Hi funnykc. I've not had this problem (yet) because dd is only 2 but I was reading something on toilet training and it said that children often regress with toilet training when they got to school, and particularly boys. It is not uncommon for them to start refusing to use the toilet and/or wetting/poo-ing themselves and basically sitting in it.
From what I have read, it's something to do with the following: When they first go to school it is exciting but then, eventually, it dawns on them that this is it, they go every day and it's always going to be like this. Not only that, but it is a more rigid environment where the teacher is in charge and there is not so much flexibility for individuals to express themselves. This can lead to regression because a little boy wants to assert himself, be the leader, the boss. When he was at home with you, or even at playschool, it was less structured and you could reach an acceptable compromise between you.
So the toilet-training regression is a protest and an attempt to get attention and be in charge. So far, so obvious. He doesn't really know why he is doing it because he is just expressing himself, reacting to the stress he feels. His asking you to be like some other Mummies and take him/pick him up from school is because it would give him some reassurance, because he wants to be like his friends perhaps, and because he wants to see if you will do what he wants (has he got some say, can he assert himself).
Anyway, I'm not an expert but I don't think you have to give up work because of this as it is a phase that he will grow out of (just very difficult while it is happening). It is not entirely possible for him to understand at his age the importance of your working. That you are doing your best to provide for him, doing a good job and building a future for both of you. But if you could try and explain this to him all the same? That your going to work means that you can have a nice life and do some nice things. Ask him whether there is anything you can do to make things better for him (apart from giving up work). Offer him lots of reassurance and give him a say in some little things which make him feel that he is important. So, basically, don't react or get angry when he has an 'accident', show him a lot of attention, and give him loads of reassurance.
Don't worry.
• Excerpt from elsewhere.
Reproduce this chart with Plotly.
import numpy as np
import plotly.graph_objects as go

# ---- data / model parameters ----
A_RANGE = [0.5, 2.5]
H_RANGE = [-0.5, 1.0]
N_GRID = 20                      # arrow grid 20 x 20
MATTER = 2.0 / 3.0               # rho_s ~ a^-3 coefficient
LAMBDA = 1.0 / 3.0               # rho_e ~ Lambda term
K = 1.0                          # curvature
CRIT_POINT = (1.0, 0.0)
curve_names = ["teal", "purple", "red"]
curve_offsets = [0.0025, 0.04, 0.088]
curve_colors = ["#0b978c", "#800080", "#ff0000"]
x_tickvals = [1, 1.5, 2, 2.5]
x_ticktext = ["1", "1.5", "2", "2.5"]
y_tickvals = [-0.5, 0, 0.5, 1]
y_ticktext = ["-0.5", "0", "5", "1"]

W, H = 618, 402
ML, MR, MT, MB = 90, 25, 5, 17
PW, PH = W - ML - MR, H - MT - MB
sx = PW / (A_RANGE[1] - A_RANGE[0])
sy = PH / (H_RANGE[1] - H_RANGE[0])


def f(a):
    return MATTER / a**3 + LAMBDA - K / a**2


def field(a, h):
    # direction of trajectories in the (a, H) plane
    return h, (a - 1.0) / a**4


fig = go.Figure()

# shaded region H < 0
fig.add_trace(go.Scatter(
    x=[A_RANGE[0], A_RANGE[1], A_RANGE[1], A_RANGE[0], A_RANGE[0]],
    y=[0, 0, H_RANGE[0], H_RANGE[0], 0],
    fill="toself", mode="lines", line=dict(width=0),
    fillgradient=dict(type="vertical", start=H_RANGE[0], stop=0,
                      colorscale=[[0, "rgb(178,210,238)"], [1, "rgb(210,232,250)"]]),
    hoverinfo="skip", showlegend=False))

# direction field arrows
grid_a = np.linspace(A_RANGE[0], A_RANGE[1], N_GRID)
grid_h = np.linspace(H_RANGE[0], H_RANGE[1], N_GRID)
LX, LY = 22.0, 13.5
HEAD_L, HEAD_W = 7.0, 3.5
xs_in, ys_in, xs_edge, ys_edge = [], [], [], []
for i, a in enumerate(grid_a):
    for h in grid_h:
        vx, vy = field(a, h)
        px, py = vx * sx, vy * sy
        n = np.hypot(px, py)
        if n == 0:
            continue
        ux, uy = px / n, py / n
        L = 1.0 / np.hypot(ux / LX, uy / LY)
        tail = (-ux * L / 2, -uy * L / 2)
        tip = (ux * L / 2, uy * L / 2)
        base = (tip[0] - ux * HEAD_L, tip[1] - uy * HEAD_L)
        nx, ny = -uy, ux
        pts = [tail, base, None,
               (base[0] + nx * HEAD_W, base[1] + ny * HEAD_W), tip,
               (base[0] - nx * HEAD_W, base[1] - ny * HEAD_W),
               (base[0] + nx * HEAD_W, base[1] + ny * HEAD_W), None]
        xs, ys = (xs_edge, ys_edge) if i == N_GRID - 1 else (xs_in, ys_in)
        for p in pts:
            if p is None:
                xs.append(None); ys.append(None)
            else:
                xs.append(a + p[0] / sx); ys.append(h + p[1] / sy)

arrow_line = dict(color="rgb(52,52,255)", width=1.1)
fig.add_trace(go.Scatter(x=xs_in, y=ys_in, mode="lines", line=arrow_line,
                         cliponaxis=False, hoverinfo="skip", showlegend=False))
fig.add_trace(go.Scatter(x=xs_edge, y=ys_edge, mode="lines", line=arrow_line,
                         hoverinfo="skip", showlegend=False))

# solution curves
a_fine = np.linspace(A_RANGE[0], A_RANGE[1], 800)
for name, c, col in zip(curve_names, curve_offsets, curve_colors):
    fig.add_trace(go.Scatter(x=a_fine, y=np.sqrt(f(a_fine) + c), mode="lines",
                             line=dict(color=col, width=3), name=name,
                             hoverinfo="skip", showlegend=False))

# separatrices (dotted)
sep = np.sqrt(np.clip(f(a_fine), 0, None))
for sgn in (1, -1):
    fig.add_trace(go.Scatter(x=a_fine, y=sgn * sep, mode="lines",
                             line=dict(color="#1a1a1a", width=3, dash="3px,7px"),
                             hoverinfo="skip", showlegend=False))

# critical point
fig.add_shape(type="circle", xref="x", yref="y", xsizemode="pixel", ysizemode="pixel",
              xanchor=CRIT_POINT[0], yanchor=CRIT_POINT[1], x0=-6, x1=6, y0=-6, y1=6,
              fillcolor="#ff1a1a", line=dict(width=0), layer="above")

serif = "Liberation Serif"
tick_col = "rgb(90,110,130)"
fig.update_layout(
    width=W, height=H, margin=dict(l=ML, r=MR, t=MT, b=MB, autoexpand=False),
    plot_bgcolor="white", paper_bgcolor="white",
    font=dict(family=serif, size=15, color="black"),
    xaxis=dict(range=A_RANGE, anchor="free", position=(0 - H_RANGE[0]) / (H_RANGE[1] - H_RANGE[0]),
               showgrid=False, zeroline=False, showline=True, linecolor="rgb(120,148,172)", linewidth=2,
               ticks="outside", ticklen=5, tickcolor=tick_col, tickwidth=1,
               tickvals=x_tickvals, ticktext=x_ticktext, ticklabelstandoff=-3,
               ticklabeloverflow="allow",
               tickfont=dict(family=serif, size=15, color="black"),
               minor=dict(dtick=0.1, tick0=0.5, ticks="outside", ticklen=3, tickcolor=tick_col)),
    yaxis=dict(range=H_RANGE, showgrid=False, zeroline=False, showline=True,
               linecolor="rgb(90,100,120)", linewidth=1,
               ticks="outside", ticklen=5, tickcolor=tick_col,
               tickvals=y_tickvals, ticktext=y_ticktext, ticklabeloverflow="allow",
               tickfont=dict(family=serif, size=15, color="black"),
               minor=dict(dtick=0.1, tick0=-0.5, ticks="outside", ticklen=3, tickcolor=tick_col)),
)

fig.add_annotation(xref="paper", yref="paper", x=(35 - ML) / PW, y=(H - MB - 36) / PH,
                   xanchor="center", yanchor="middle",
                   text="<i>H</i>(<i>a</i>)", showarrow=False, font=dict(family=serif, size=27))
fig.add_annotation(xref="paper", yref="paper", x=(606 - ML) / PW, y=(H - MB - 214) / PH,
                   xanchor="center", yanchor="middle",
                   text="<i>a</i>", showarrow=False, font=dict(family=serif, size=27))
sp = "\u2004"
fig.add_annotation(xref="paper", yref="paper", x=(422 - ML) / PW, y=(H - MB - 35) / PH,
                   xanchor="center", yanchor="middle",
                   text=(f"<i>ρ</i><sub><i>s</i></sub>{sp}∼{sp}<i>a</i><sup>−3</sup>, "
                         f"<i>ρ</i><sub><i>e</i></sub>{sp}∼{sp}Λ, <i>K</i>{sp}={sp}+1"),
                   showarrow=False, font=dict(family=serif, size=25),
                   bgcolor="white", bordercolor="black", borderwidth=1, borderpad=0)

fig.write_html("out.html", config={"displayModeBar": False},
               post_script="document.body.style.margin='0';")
You're doing really well to be working (he will really appreciate this when he is older) and are a good parent too. There's always some compromise somewhere isn't there? The perfect mother would be working full time to bring in the money and set an example and she would also be at home full time to cope with every eventuality. It's not possible.
(BTW, the poo-regression-thing happened with the son of a friend of mine and she was a full-time stay at home married mother so it's not really to do with you working.)
Very long-winded as usual but hope it helps and that some others come along with more advice or actual experience of this. Also, perhaps post (if you haven't already) on the potty-training board.